The EU Deforestation Regulation prohibits certain commodities and products derived from them from being placed on the EU market if they are linked to deforestation occurring after 31 December 2020. It covers seven commodities: cattle, cocoa, coffee, palm oil, soy, wood and rubber, as well as derived products including chocolate, leather, furniture, paper and tyres. Companies must demonstrate that their products are deforestation-free, legally produced in the country of origin, and backed by a verified due diligence statement submitted to a central EU system before market entry. The deadline for large companies is 30 December 2026.

That deadline is not a target. It is a hard threshold. From that date, a product that cannot be verified is a product that cannot enter the EU market.

For companies sourcing agricultural commodities from Africa, the regulation introduces a traceability requirement that goes deeper than most current supply chain programmes were built to handle. Demonstrating that a product is deforestation-free requires traceability to the specific plot of land where the commodity was grown or raised. It is not sufficient to know your direct supplier. The obligation runs back through every intermediary, aggregator and producer connected to your supply chain, to the point of origin.

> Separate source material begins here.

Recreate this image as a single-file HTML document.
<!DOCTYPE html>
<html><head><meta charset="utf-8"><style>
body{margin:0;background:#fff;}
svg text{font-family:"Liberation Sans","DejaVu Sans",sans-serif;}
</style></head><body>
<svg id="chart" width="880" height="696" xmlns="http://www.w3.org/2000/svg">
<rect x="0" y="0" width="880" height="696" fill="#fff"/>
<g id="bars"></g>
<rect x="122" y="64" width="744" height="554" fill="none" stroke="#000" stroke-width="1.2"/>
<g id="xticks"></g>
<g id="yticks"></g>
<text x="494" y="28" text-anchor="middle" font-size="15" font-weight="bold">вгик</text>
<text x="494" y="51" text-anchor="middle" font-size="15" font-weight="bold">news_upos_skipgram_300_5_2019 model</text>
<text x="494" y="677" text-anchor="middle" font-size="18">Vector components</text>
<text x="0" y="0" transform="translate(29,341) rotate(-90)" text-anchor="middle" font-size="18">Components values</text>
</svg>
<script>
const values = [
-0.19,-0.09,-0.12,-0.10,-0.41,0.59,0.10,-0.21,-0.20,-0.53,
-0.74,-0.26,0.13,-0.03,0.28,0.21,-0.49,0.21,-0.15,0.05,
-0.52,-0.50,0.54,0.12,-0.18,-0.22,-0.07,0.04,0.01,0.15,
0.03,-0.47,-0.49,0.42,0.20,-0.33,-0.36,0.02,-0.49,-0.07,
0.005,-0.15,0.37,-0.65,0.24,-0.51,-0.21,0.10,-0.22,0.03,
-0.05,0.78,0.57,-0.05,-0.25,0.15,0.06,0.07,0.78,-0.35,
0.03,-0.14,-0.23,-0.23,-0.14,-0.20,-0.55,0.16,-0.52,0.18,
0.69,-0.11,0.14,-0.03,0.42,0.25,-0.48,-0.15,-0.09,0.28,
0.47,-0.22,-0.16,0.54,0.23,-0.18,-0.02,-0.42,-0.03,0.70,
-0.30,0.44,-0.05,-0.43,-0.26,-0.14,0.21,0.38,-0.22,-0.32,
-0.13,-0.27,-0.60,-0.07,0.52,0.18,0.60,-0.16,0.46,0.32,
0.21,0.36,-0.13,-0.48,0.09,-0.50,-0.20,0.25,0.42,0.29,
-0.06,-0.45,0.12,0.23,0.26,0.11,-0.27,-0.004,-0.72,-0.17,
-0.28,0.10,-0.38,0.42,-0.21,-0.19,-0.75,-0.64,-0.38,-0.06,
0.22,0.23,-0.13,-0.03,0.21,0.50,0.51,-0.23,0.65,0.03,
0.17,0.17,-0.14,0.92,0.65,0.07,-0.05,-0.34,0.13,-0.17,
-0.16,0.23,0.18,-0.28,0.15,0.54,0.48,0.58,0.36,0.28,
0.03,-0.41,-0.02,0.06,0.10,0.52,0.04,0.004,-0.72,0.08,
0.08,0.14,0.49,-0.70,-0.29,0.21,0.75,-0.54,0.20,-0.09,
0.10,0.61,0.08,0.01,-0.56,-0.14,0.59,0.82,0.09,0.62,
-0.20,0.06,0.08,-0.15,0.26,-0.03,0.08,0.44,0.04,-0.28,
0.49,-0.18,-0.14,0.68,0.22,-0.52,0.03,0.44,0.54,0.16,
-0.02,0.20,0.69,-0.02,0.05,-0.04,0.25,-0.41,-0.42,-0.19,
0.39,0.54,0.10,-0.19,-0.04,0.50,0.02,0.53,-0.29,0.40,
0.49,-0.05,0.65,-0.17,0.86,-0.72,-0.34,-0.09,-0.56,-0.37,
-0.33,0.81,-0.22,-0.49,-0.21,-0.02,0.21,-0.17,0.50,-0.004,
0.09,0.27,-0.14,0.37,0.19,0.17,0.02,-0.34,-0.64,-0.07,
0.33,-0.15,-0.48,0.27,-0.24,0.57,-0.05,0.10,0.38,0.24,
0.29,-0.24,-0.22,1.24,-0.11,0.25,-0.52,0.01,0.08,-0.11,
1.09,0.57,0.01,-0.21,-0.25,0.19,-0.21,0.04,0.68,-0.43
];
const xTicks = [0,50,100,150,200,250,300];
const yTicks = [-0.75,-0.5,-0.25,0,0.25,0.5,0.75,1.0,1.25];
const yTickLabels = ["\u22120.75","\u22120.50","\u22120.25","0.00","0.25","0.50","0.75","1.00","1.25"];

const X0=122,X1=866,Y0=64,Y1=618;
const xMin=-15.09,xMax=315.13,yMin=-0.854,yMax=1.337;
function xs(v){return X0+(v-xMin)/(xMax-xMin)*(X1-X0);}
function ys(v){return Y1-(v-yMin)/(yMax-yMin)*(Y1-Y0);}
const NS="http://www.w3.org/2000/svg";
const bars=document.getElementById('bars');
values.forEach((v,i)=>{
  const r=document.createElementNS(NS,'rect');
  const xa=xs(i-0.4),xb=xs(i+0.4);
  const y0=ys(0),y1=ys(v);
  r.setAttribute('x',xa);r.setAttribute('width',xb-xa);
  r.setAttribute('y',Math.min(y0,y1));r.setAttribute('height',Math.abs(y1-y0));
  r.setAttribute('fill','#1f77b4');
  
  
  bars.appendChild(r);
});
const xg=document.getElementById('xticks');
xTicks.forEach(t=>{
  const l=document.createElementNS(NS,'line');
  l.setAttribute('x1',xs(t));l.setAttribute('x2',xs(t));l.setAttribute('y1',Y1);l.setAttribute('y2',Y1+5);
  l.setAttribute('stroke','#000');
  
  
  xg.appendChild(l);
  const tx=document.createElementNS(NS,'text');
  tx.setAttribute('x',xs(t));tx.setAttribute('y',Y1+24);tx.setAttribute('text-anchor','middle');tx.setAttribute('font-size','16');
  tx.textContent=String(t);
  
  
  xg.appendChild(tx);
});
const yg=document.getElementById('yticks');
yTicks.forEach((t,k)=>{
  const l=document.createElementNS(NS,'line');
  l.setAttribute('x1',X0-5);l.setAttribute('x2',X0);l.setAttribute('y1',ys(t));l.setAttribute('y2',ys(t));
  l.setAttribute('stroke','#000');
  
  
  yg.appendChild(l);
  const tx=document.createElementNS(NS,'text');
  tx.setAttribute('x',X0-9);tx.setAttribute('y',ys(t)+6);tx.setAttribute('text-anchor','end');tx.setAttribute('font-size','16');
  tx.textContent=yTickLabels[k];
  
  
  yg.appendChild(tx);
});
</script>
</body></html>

In many African agricultural supply chains, that chain is structured but not always formally documented at every level. Smallholder farmers in Uganda and Ethiopia, who collectively produce a significant share of the region’s coffee, frequently sell through intermediaries whose records vary in their formality and completeness. Cocoa sourcing networks in West and Central Africa involve multiple aggregator layers where documentation practices differ across operators. In certain sourcing regions, land tenure frameworks are still being formalised, meaning that plot-level verification requires engagement beyond standard procurement processes.

None of this makes compliance impossible. It does make it an active intelligence exercise rather than a paperwork one.

The regulation places the burden of proof entirely on the company placing the product on the EU market. It does not account for the maturity of the traceability infrastructure in the sourcing country. It does not make allowances for the complexity of smallholder supply chains. It requires proof, and that proof must be documented, verifiable and submitted before the product crosses the EU border.

For agribusiness clients sourcing from Africa, the practical implication is this: the work required to meet the EUDR standard cannot be done remotely. Identifying producers, mapping intermediary networks, verifying land use, and building the documentation trail the regulation demands requires people on the ground with the relationships, access and market knowledge to gather information that does not exist in any central database.

The window between now and December 2026 is not as wide as it appears. Supply chain mapping at this level of granularity takes time. Building verification processes across multiple sourcing countries takes longer. Companies that begin that work now will be in a materially better position than those that treat the regulation as a future compliance project.

The EUDR is not a promise to do better, it is a requirement to prove it.